WRITTEN TASK => Extract the first line through the line containing "end_hour = 42.1" from the listing below, exactly as written.
*** GIVEN MATERIAL
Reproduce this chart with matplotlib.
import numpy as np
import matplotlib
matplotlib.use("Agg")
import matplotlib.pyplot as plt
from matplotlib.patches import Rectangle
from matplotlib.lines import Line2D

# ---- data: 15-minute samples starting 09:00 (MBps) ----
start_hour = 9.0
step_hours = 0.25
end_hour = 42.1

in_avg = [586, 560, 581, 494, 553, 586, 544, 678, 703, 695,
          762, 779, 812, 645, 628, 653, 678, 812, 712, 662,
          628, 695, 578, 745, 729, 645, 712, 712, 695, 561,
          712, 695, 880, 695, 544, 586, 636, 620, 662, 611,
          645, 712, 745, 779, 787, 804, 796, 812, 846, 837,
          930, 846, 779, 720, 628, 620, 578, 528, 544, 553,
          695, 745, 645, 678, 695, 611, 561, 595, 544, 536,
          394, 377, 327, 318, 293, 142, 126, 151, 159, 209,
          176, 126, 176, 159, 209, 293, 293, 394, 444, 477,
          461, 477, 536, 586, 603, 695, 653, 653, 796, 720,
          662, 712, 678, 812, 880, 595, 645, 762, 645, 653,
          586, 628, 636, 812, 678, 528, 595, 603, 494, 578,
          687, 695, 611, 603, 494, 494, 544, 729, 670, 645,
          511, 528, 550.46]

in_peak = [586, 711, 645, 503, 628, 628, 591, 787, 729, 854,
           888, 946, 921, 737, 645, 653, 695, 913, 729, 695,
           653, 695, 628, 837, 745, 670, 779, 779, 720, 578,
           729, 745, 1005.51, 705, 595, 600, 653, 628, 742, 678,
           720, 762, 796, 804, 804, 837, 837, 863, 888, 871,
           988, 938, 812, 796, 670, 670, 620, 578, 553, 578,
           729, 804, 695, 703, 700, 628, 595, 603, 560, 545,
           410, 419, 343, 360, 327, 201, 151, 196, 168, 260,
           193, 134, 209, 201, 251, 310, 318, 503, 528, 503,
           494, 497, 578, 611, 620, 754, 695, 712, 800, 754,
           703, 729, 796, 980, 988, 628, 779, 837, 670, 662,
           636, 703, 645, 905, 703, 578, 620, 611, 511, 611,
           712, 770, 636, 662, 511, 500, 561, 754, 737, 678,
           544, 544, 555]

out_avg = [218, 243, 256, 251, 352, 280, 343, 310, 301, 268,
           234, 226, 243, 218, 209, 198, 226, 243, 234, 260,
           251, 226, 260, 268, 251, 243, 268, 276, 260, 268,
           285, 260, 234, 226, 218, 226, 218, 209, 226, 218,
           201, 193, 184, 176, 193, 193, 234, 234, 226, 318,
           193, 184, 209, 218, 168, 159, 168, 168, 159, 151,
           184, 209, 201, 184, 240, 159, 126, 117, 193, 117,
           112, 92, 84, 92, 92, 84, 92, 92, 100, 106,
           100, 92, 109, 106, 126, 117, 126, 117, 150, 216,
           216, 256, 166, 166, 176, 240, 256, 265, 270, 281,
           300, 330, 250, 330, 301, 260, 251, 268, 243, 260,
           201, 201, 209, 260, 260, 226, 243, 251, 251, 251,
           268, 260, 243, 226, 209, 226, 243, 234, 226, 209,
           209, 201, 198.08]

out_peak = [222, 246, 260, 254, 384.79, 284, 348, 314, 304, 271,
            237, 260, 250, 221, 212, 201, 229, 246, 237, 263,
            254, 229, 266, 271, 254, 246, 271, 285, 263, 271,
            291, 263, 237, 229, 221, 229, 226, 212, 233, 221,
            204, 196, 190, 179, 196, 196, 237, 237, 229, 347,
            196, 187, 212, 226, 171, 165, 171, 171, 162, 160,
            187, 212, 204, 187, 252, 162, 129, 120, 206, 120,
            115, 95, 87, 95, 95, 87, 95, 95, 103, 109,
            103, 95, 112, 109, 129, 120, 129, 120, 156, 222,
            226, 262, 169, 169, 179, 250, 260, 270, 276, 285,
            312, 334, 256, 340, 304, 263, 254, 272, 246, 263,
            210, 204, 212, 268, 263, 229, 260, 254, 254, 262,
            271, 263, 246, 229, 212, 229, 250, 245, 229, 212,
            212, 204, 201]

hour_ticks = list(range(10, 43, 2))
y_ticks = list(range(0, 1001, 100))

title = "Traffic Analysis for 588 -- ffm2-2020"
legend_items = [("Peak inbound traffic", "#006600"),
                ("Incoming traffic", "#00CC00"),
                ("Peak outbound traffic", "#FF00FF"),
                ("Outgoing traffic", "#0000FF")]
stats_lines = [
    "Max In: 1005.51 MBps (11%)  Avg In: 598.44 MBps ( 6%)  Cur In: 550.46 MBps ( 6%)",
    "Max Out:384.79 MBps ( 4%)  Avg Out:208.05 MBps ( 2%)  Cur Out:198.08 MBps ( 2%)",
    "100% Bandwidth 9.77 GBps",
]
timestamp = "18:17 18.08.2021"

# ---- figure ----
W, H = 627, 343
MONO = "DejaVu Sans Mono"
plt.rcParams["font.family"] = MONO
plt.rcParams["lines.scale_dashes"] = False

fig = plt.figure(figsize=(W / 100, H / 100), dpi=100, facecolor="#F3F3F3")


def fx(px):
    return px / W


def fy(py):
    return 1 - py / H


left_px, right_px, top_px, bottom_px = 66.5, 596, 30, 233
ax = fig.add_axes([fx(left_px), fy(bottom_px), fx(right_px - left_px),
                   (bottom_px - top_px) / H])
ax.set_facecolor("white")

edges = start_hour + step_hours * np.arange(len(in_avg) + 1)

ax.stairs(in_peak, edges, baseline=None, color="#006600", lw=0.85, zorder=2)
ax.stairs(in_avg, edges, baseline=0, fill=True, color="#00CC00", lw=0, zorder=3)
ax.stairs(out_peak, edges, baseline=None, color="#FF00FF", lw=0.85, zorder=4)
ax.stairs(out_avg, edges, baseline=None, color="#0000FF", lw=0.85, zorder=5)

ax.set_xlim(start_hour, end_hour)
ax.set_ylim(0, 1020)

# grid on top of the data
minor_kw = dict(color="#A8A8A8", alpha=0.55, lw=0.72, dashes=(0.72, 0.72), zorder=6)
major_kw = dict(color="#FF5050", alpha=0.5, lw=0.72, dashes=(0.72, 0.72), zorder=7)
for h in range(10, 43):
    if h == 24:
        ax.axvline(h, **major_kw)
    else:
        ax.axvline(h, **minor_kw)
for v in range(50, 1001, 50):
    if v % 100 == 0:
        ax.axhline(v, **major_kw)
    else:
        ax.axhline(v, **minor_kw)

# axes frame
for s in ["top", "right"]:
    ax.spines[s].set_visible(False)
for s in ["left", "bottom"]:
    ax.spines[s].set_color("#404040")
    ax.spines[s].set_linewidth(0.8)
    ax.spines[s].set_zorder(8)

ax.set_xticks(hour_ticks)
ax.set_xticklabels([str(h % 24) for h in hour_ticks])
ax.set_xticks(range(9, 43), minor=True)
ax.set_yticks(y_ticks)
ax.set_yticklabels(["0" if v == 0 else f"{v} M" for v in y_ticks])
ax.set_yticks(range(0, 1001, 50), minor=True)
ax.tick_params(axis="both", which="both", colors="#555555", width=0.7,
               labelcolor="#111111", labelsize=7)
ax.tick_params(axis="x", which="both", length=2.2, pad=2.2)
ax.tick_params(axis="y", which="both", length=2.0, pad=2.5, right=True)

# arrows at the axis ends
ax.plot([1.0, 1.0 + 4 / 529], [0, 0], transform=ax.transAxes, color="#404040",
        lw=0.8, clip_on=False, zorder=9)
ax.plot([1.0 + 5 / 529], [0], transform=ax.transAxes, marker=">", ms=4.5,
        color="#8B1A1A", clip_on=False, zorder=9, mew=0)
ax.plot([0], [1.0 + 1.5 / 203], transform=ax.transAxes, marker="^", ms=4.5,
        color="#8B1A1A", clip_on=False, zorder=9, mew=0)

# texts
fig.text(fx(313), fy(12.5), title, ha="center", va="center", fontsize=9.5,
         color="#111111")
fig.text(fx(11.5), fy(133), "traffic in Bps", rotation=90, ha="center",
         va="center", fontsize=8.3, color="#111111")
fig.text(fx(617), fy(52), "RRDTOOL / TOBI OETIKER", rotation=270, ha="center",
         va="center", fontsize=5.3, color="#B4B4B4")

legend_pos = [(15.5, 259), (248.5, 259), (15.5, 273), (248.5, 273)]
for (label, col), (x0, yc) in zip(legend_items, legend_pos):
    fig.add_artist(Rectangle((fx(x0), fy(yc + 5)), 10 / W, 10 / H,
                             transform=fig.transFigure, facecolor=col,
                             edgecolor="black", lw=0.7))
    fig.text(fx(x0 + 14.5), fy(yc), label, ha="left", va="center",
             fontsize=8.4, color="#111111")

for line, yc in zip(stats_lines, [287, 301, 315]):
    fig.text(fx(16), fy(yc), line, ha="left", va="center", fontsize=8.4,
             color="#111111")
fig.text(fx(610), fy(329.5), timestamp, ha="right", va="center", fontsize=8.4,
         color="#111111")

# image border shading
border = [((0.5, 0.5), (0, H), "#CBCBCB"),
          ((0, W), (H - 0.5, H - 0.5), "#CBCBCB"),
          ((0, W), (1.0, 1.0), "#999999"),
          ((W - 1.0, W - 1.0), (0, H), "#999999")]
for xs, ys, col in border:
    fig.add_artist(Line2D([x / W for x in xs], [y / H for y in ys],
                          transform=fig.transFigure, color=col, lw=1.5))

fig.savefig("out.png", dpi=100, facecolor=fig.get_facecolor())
******
CORRECT RESPONSE =>
Reproduce this chart with matplotlib.
import numpy as np
import matplotlib
matplotlib.use("Agg")
import matplotlib.pyplot as plt
from matplotlib.patches import Rectangle
from matplotlib.lines import Line2D

# ---- data: 15-minute samples starting 09:00 (MBps) ----
start_hour = 9.0
step_hours = 0.25
end_hour = 42.1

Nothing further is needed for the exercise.